I'll post working code here when I get a chance if ben doesn't beart me to it - I KNOW I've seen and used concatenation code something like what Ben provided in the past.
@Sam, My mistake. My original SQL should have said LEFT OUTER JOIN which is actually what I'm doing as I don't want to exclude the unemployed!
DECLARE @temp TABLE(
id INT
);
DECLARE @id_list VARCHAR( 1000 );
INSERT INTO @temp (
id
)(
SELECT 1 AS id UNION ALL
SELECT 21 UNION ALL
SELECT 32 UNION ALL
SELECT 43
);
SET @id_list = '';
SELECT
@id_list = (@id_list + LTRIM( RTRIM( STR( id ) ) ) + ',')
FROM @temp
SELECT
@id_list AS id_list
Wow. Any idea how that'd fit into a subquery in the select? Could you put all of that in a SELECT FirstName, LastName, (all that code) AS ConcatenatedJobIDs . . . as part of a list query?

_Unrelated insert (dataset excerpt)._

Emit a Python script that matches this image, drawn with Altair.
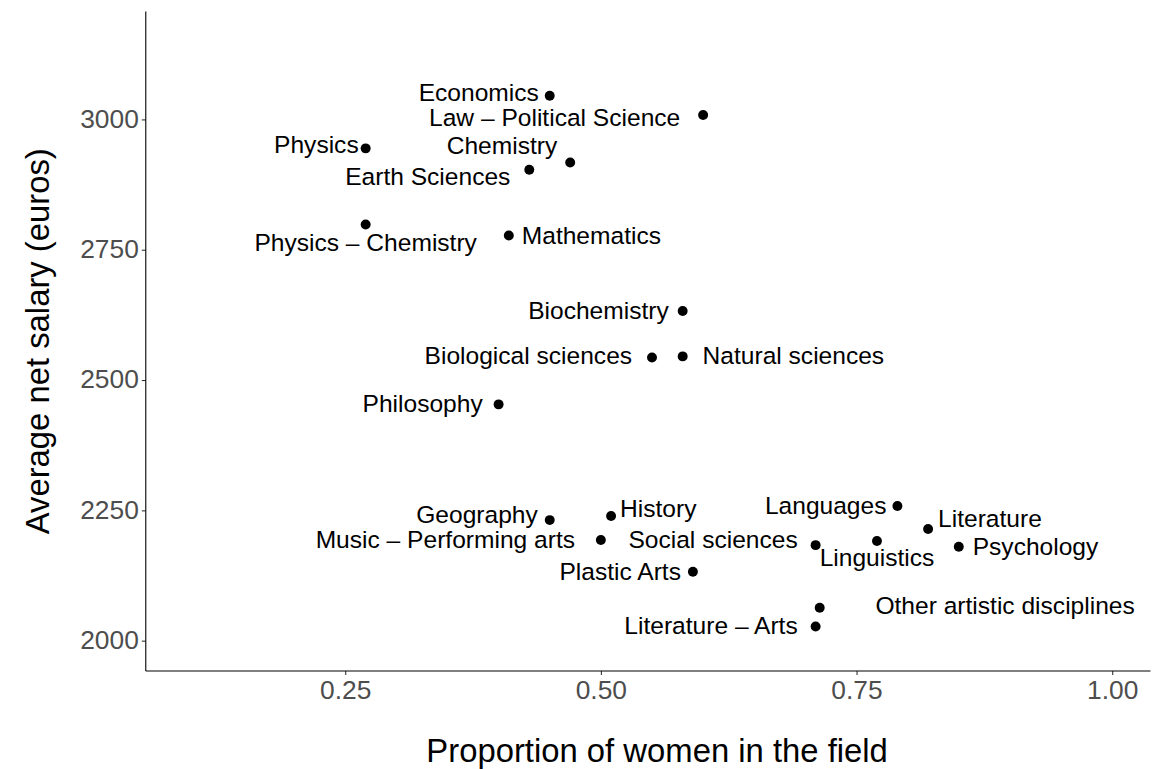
import altair as alt
import pandas as pd

names = ["Economics", "Law – Political Science", "Physics", "Chemistry", "Earth Sciences",
         "Physics – Chemistry", "Mathematics", "Biochemistry", "Biological sciences",
         "Natural sciences", "Philosophy", "Geography", "History", "Music – Performing arts",
         "Plastic Arts", "Social sciences", "Languages", "Linguistics", "Literature",
         "Psychology", "Other artistic disciplines", "Literature – Arts"]
women = [0.45, 0.60, 0.27, 0.47, 0.43, 0.27, 0.41, 0.58, 0.55, 0.58, 0.40, 0.45, 0.51,
         0.50, 0.59, 0.71, 0.79, 0.77, 0.82, 0.85, 0.714, 0.71]
salary = [3045, 3008, 2944, 2917, 2903, 2798, 2777, 2632, 2543, 2545, 2453, 2231, 2239,
          2193, 2132, 2183, 2258, 2191, 2214, 2180, 2063, 2027]
x_ticks = [0.25, 0.50, 0.75, 1.00]
y_ticks = [2000, 2250, 2500, 2750, 3000]

# label placement (style only): align, dx, dy in pixels
label_style = {
    "Economics": ("right", -11, -2),
    "Law – Political Science": ("right", -23, 4),
    "Physics": ("right", -7, -2),
    "Chemistry": ("right", -13, -15),
    "Earth Sciences": ("right", -19, 8),
    "Physics – Chemistry": ("center", 0, 20),
    "Mathematics": ("left", 13, 2),
    "Biochemistry": ("right", -14, 1),
    "Biological sciences": ("right", -20, 0),
    "Natural sciences": ("left", 20, 1),
    "Philosophy": ("right", -16, 1),
    "Geography": ("right", -12, -4),
    "History": ("left", 9, -6),
    "Music – Performing arts": ("right", -26, 1),
    "Plastic Arts": ("right", -12, 1),
    "Social sciences": ("right", -18, -4),
    "Languages": ("right", -11, 1),
    "Linguistics": ("center", 0, 18),
    "Literature": ("left", 10, -9),
    "Psychology": ("left", 14, 1),
    "Other artistic disciplines": ("left", 56, -1),
    "Literature – Arts": ("right", -18, 1),
}

df = pd.DataFrame({"field": names, "women": women, "salary": salary})

FONT = "Liberation Sans"

x_enc = alt.X("women:Q",
              scale=alt.Scale(domain=[0.0545, 1.037], nice=False, zero=False),
              axis=alt.Axis(values=x_ticks, format=".2f", title="Proportion of women in the field",
                            titlePadding=32, labelPadding=3, titleX=514, titleAlign="center"))
y_enc = alt.Y("salary:Q",
              scale=alt.Scale(domain=[1942.5, 3207.5], nice=False, zero=False),
              axis=alt.Axis(values=y_ticks, format="d", title="Average net salary (euros)",
                            titlePadding=24, labelPadding=3))

base = alt.Chart(df)
points = base.mark_circle(size=100, color="black", opacity=1).encode(x=x_enc, y=y_enc)

layers = [points]
for name in names:
    align, dx, dy = label_style[name]
    layers.append(
        base.transform_filter(alt.datum.field == name)
        .mark_text(align=align, baseline="middle", dx=dx, dy=dy, font=FONT,
                   fontSize=24.7, color="black")
        .encode(x="women:Q", y="salary:Q", text="field:N")
    )

chart = alt.layer(*layers).properties(
    width=1010, height=663,
    autosize=alt.AutoSizeParams(type="none"),
    padding={"left": 138, "top": 1, "right": 2, "bottom": 97},
).configure_view(stroke=None).configure_axis(
    grid=False,
    domainColor="black", domainWidth=1.1,
    tickColor="#333333", tickWidth=1.1, tickSize=4,
    labelColor="#4D4D4D", labelFont=FONT, labelFontSize=26.5,
    titleColor="black", titleFont=FONT, titleFontSize=33, titleFontWeight="normal",
)

chart.save("out.html", embed_options={"renderer": "svg", "actions": False})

Please don't take this as definitive, as I have rarely done this... but I do not think that you can MIX concatenation AND standard data-retrieval selects in the same Select statement. So, if your eventual query was going to return more than one records (ie. N users), I am not sure you could then, for each row, have a sub-query that concatenates a list of IDs (as this would mix the two forms... not even sure how the variable would work).
But again, do not take that as the truth. If you are going to return just ONE row (ie. 1 user), no reason you couldn't create the concat list before the main query (as i demonstated) and then just select the concat list as an additional query column.
Got it. Let me do some digging because I have a feeling I found SQL that allowed me to do this for a list once - but it has been a long time :-> If I find something, I'll post it.